Besides his role as midwife, Zellaby has some other commonalties with the Overlords. He is obviously more intelligent and technologically sophisticated than the average human, and he is, like the Overlords, barren. Zellaby and his wife have never been able to conceive a child. So, at first, the Zellabys greet their pregnancy with the enthusiasm of Abraham and Sarah receiving a miraculous blessing from God.

With inhuman speed the pregnancies come to term and all the women give birth to exceptionally large and healthy babies. But the prodigal infants seem to be racially different and unique; they have large golden eyes and platinum blonde hair. The infants grow and develop, physically and mentally, with unnatural speed. It becomes apparent that they have extraordinary powers. For example, after one mother accidentally pricks her daughter with a safety pin she is found compulsively stabbing herself with the pin. Apparently, the superior alien will of the child mind pressured her into this self-violence.

Homogestalt

Zellaby also discovers that the children, like the new children in Childhood’s End, have a collective consciousness. Collective consciousness turns up frequently in expressions of the Singularity Archetype and merits some examination. In Theodore Sturgeon’s science-fiction novel, More than Human, a group of mutants, who each have distinctly different strengths and weaknesses, form a collective consciousness while retaining some individuality and become, in many ways, a single entity where each mutant serves in a specialized role, as if they were organs of a single body. Sturgeon coined the term “homogestalt” to describe this new entity. Similarly, more recent abduction testimony has emphasized the “greys” as having a hive-like collectivity, and this is experienced as another threatening aspect of their alien otherness.

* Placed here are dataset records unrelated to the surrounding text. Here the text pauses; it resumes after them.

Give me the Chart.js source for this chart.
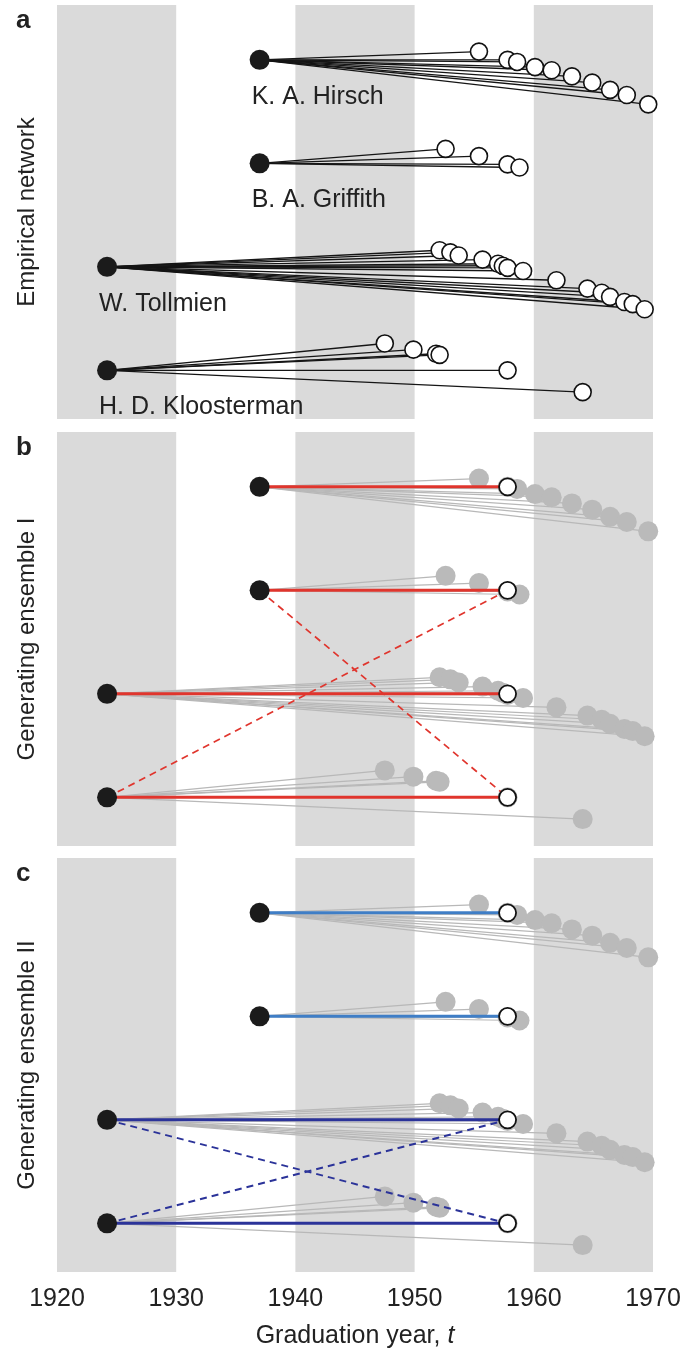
<!DOCTYPE html>
<html>
<head>
<meta charset="utf-8">
<script src="https://cdn.jsdelivr.net/npm/chart.js@4.4.1/dist/chart.umd.min.js"></script>
<style>
  body { margin: 0; background: #fff; width: 681px; height: 1353px; position: relative; overflow: hidden;
         font-family: "Liberation Sans", Arial, sans-serif; color: #222; }
  canvas { position: absolute; left: 0; }
  .letter { position: absolute; left: 16px; font-weight: bold; font-size: 26px; line-height: 1; z-index: 2; }
  #xtitle { position: absolute; top: 1320px; left: 57px; width: 596px; text-align: center; font-size: 25px; }
</style>
</head>
<body>
<canvas id="panelA" width="681" height="424" style="top:0px"></canvas>
<canvas id="panelB" width="681" height="424" style="top:427px"></canvas>
<canvas id="panelC" width="681" height="480" style="top:853px"></canvas>
<div class="letter" style="top:6px">a</div>
<div class="letter" style="top:433px">b</div>
<div class="letter" style="top:859px">c</div>
<div id="xtitle">Graduation year, <i>t</i></div>
<script>
// shaded decades and axis ticks
const bandStarts = [1920, 1940, 1960];
const bandEnds = [1930, 1950, 1970];
const xTicks = [1920, 1930, 1940, 1950, 1960, 1970];

// supervisors (one row each)
const supervisors = ['K. A. Hirsch', 'B. A. Griffith', 'W. Tollmien', 'H. D. Kloosterman'];
const supervisorYears = [1937.0, 1937.0, 1924.2, 1924.2];
const supervisorRows = [1, 2, 3, 4];

// students: graduation year and vertical drop below the supervisor row
const hirschYears = [1955.4, 1957.8, 1958.6, 1960.1, 1961.5, 1963.2, 1964.9, 1966.4, 1967.8, 1969.6];
const hirschDrops = [-0.08, 0, 0.02, 0.07, 0.10, 0.16, 0.22, 0.29, 0.34, 0.43];
const griffithYears = [1952.6, 1955.4, 1957.8, 1958.8];
const griffithDrops = [-0.14, -0.07, 0.01, 0.04];
const tollmienYears = [1952.1, 1953.0, 1953.7, 1955.7, 1957.0, 1957.4, 1957.8, 1959.1, 1961.9, 1964.5, 1965.7, 1966.4, 1967.6, 1968.3, 1969.3];
const tollmienDrops = [-0.16, -0.14, -0.11, -0.07, -0.03, -0.01, 0.01, 0.04, 0.13, 0.21, 0.25, 0.29, 0.34, 0.36, 0.41];
const kloostermanYears = [1947.5, 1949.9, 1951.8, 1952.1, 1957.8, 1964.1];
const kloostermanDrops = [-0.26, -0.20, -0.16, -0.15, 0, 0.21];

// generating ensembles
const targetYear = 1957.8;
const ensembleIColors = ['#e0352d', '#e0352d', '#e0352d', '#e0352d'];
const ensembleISwap = [2, 4];
const ensembleIIColors = ['#3f7ec6', '#3f7ec6', '#2b3399', '#2b3399'];
const ensembleIISwap = [3, 4];

const studentYears = [hirschYears, griffithYears, tollmienYears, kloostermanYears];
const studentDrops = [hirschDrops, griffithDrops, tollmienDrops, kloostermanDrops];
const FONT = '"Liberation Sans", Arial, sans-serif';

function edgeSet(x1, y1, x2, y2, color, width, dash, order) {
  return {
    showLine: true, data: [{ x: x1, y: y1 }, { x: x2, y: y2 }],
    borderColor: color, borderWidth: width, borderDash: dash || [],
    pointRadius: 0, pointHoverRadius: 0, order: order, clip: false
  };
}

function dotSet(points, fill, stroke, radius, border, order) {
  return {
    data: points, backgroundColor: fill, borderColor: stroke,
    pointRadius: radius, pointHoverRadius: radius, borderWidth: border,
    order: order, clip: false
  };
}

function empiricalSets(lineColor, lineWidth, fill, stroke, radius, border) {
  const sets = [];
  const pts = [];
  supervisors.forEach((name, i) => {
    studentYears[i].forEach((yr, j) => {
      const y = supervisorRows[i] + studentDrops[i][j];
      sets.push(edgeSet(supervisorYears[i], supervisorRows[i], yr, y, lineColor, lineWidth, null, 6));
      pts.push({ x: yr, y: y });
    });
  });
  sets.push(dotSet(pts, fill, stroke, radius, border, 5));
  return sets;
}

function supervisorSet() {
  const pts = supervisors.map((n, i) => ({ x: supervisorYears[i], y: supervisorRows[i] }));
  return dotSet(pts, '#1b1b1b', '#1b1b1b', 10, 0, 1);
}

function ensembleSets(colors, swap, dashWidth) {
  const sets = [];
  supervisors.forEach((n, i) => {
    sets.push(edgeSet(supervisorYears[i], supervisorRows[i], targetYear, supervisorRows[i], colors[i], 3, null, 3));
  });
  const a = swap[0] - 1, b = swap[1] - 1;
  sets.push(edgeSet(supervisorYears[a], supervisorRows[a], targetYear, supervisorRows[b], colors[b], dashWidth, [7, 5], 3));
  sets.push(edgeSet(supervisorYears[b], supervisorRows[b], targetYear, supervisorRows[a], colors[a], dashWidth, [7, 5], 3));
  const targets = supervisors.map((n, i) => ({ x: targetYear, y: supervisorRows[i] }));
  sets.push(dotSet(targets, '#ffffff', '#111111', 8.5, 1.8, 2));
  return sets;
}

const bandPlugin = {
  id: 'bands',
  beforeDatasetsDraw(chart) {
    const { ctx, chartArea, scales: { x } } = chart;
    ctx.save();
    ctx.fillStyle = '#dadada';
    bandStarts.forEach((s, i) => {
      const l = x.getPixelForValue(s), r = x.getPixelForValue(bandEnds[i]);
      ctx.fillRect(l, chartArea.top, r - l, chartArea.bottom - chartArea.top);
    });
    ctx.restore();
  }
};

const namePlugin = {
  id: 'names',
  afterDatasetsDraw(chart) {
    const { ctx, scales: { x, y } } = chart;
    ctx.save();
    ctx.font = '25px ' + FONT;
    ctx.fillStyle = '#222';
    ctx.textBaseline = 'middle';
    supervisors.forEach((name, i) => {
      ctx.fillText(name, x.getPixelForValue(supervisorYears[i]) - 8, y.getPixelForValue(supervisorRows[i]) + 37);
    });
    ctx.restore();
  }
};

function buildPanel(id, title, datasets, showX, plugins) {
  return new Chart(document.getElementById(id), {
    type: 'scatter',
    data: { datasets: datasets },
    options: {
      responsive: false,
      animation: false,
      events: [],
      layout: { autoPadding: false, padding: { top: 5, bottom: showX ? 0 : 5, left: 0, right: 28 } },
      plugins: { legend: { display: false }, tooltip: { enabled: false } },
      scales: {
        x: {
          type: 'linear', min: 1920, max: 1970, display: showX,
          grid: { display: false, drawTicks: false }, border: { display: false },
          afterBuildTicks: axis => { axis.ticks = xTicks.map(v => ({ value: v })); },
          afterFit: axis => {
            if (showX) axis.height = 61;
            axis.paddingLeft = 0;
            axis.paddingRight = 0;
          },
          ticks: { font: { size: 25, family: FONT }, color: '#222', padding: 12, maxRotation: 0, callback: v => String(v) }
        },
        y: {
          min: 0.47, max: 4.47, reverse: true,
          grid: { display: false }, border: { display: false }, ticks: { display: false },
          afterFit: axis => { axis.width = 57; },
          title: { display: true, text: title, font: { size: 24, family: FONT }, color: '#222', padding: { top: 13, bottom: 0 } }
        }
      }
    },
    plugins: plugins
  });
}

buildPanel('panelA', 'Empirical network',
  empiricalSets('#151515', 1.4, '#ffffff', '#111111', 8.5, 1.6).concat([supervisorSet()]),
  false, [bandPlugin, namePlugin]);

buildPanel('panelB', 'Generating ensemble I',
  empiricalSets('#b8b8b8', 1.2, '#bababa', '#bababa', 10, 0).concat(ensembleSets(ensembleIColors, ensembleISwap, 1.7), [supervisorSet()]),
  false, [bandPlugin]);

buildPanel('panelC', 'Generating ensemble II',
  empiricalSets('#b8b8b8', 1.2, '#bababa', '#bababa', 10, 0).concat(ensembleSets(ensembleIIColors, ensembleIISwap, 2), [supervisorSet()]),
  true, [bandPlugin]);
</script>
</body>
</html>
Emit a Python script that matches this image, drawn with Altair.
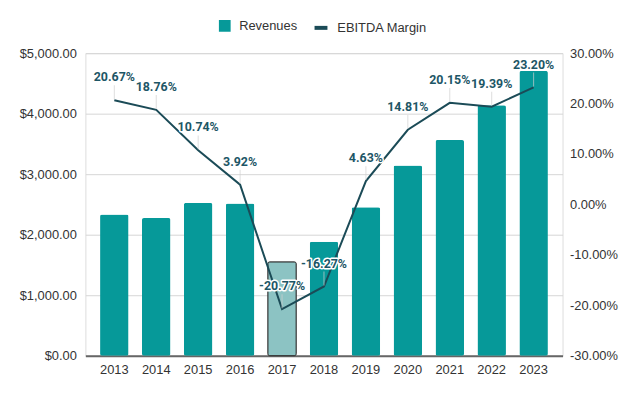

There are a number of possible reasons for this collective consciousness motif appearing in so many permutations of this archetype. One is that it may be a fairly literal indicator of evolutionary change. If the ego ceases to dominate the human psyche, then perhaps the boundaries that it creates around the individual will dissipate and we will become more collectively aware. The shells of the oysters dissolve and the pearls lie together. From the ego’s point of view this would be a catastrophic loss of personal identity. This is also a typical ego view of that other attractor, death. From this pessimistic ego view, humans travel from dust to dust, and are simply returned to the undifferentiated source from which they are thought to emerge.

Enantiodromia

But if this were all that the evolutionary step amounted to it would be regressive and not evolutionary. Instead of expanding the immense novelty of individual identity, it would be contracting it a homogenous mass with a great decrease in complexity. Certainly there are many cycles in nature that reverse themselves, that oscillate between extremes. Jung called this process of returning to the opposite, “enantiodromia,” a term he borrowed from Heraclitus, the ancient Greek philosopher. The ego fears, somewhat reasonably, that the evolutionary process will be enantiodromia, nature just pressing the reset button and erasing all the individual differentiation it sacrificed so much to create. But the Singularity Archetype tells us that the pendulum of enantiodromia, viewed from the right perspective, is an evolutionary spiral.